La sangsue déguisée en victime
(Par Hella Ahmed)Tu construis ton œuvre, tu travailles à devenir la meilleure version de toi-même en tant qu’écrivaine, et cette chose te regarde fixement, constamment, car elle n’existe que dans le reflet de ton existence. Évidemment tu rêves de l’écraser, de la réduire en bouillie. Ce n’est pas une amie, ce n’est même pas une ennemie digne de ce nom. C’est l’ordure que tu croyais avoir jetée au loin et qui, par un maléfice tenace, rampe encore jusqu’à toi chaque fois que tu veux vivre un jour nouveau sans cette démangeaison venimeuse plantée dans ta nuque pour épier ta vie, ton avancée.

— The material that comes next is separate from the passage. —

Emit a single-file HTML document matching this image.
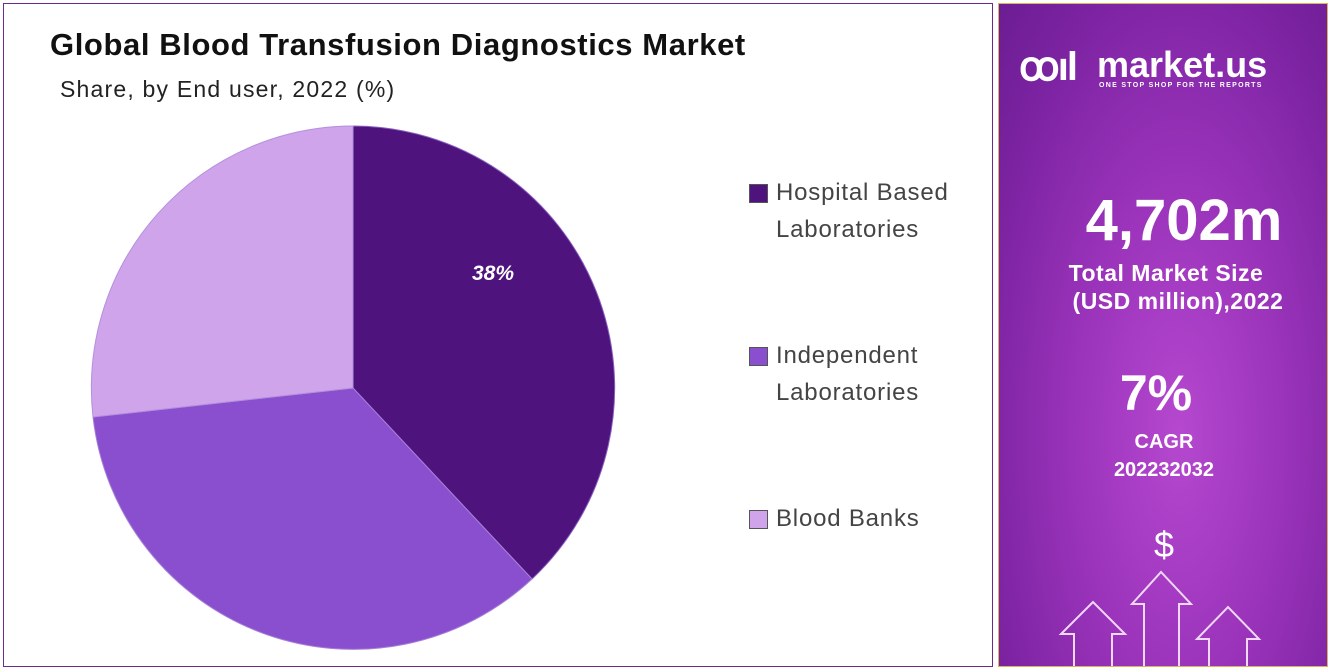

Elle a peur de ce que tu pourrais devenir; elle hait ta réussite. Elle s’agrippe à toi comme une sangsue, puis retourne son ventre au ciel et gémit qu’on ne peut quand même pas empêcher un « cœur si pur » de s’incruster où bon lui semble. Elle pleure en public d’avoir été « abandonnée » tout en grattant ses croûtes de façon sadique, suppliant des inconnus d’embrasser les plaies qu’elle s’est infligées pour à tout prix se faire remarquer. Elle n’a pas la force de caractère nécessaire pour ne pas succomber à la pulsion perverse de transgresser. Cette chose, cette voleuse de corps et de sens, ne peut être réelle, elle n’a rien de solide sur quoi bâtir une identité propre, alors elle s’introduit et reste. Elle envahit et abuse.
Les stalkers harceleurs sont possédés. Ils ignorent les limites et osent pourtant te donner des leçons de savoir-vivre quand tu finis par les saisir à la gorge. Ils sont incapables de comprendre que tu ne leur dois rien. Rien. Ni reconnaissance, ni amour, ni la moindre miette de ce qui t’appartient. Ils sont allés trop loin, bien trop loin. Le monde ne tourne pas autour d’eux et “non” veut dire non. Il n’y a ni fusion, ni association possible, ni ressemblance, ni concurrence. Ils ont perdu il y a longtemps, le jour où ils se sont transformés en glu insensée.
La créature veut ronger mes côtes et nicher dans la cavité où mon avenir doit croître, tiède, à l’abri, tout près de quelque chose de vivant.
Je marche dans la neige, je regarde ce beau filet blanc qui habite l’atmosphère, mais je ne ressens plus ce que je ressentais autrefois ici, la poésie de ce moment frêle se dérobe, et ces rêves d’une vie plus belle sur cette terre même se sont dissous il y a déjà longtemps. Depuis que la stalker harceleuse s’est greffée à moi comme la peste, tout doit tourner autour d’elle, ma vie, mes écrits, mon tout. C’est un cancer tenace, on extirpe les métastases et il repousse, plus laid, plus vorace. C’est le genre de créature qui lèche l’assiette qu’on a jetée à la poubelle et se plaint ensuite qu’on n’ait pas cuisiné pour deux. Elle vampirise la passion et le temps, elle ressasse son insuffisance et son vice prétendument caché.
Partons, me dis-je à chaque pas. Partons là où aucun déchet humain ne pourra fourrer son nez dans notre décor, construisons quelque chose de grand loin de cette sangsue collante qui tente encore d’étaler sa bave sur toutes les pages blanches de notre vie. Guérissons du poison. Et je sais, je sais trop bien que cette ombre viendra violemment de nouveau se poser sur ma réalité, parce qu’elle ne peut survivre que dans ma lumière. C’est le mal travesti en peau d’emprunt, une ombre démoniaque sans la moindre honte.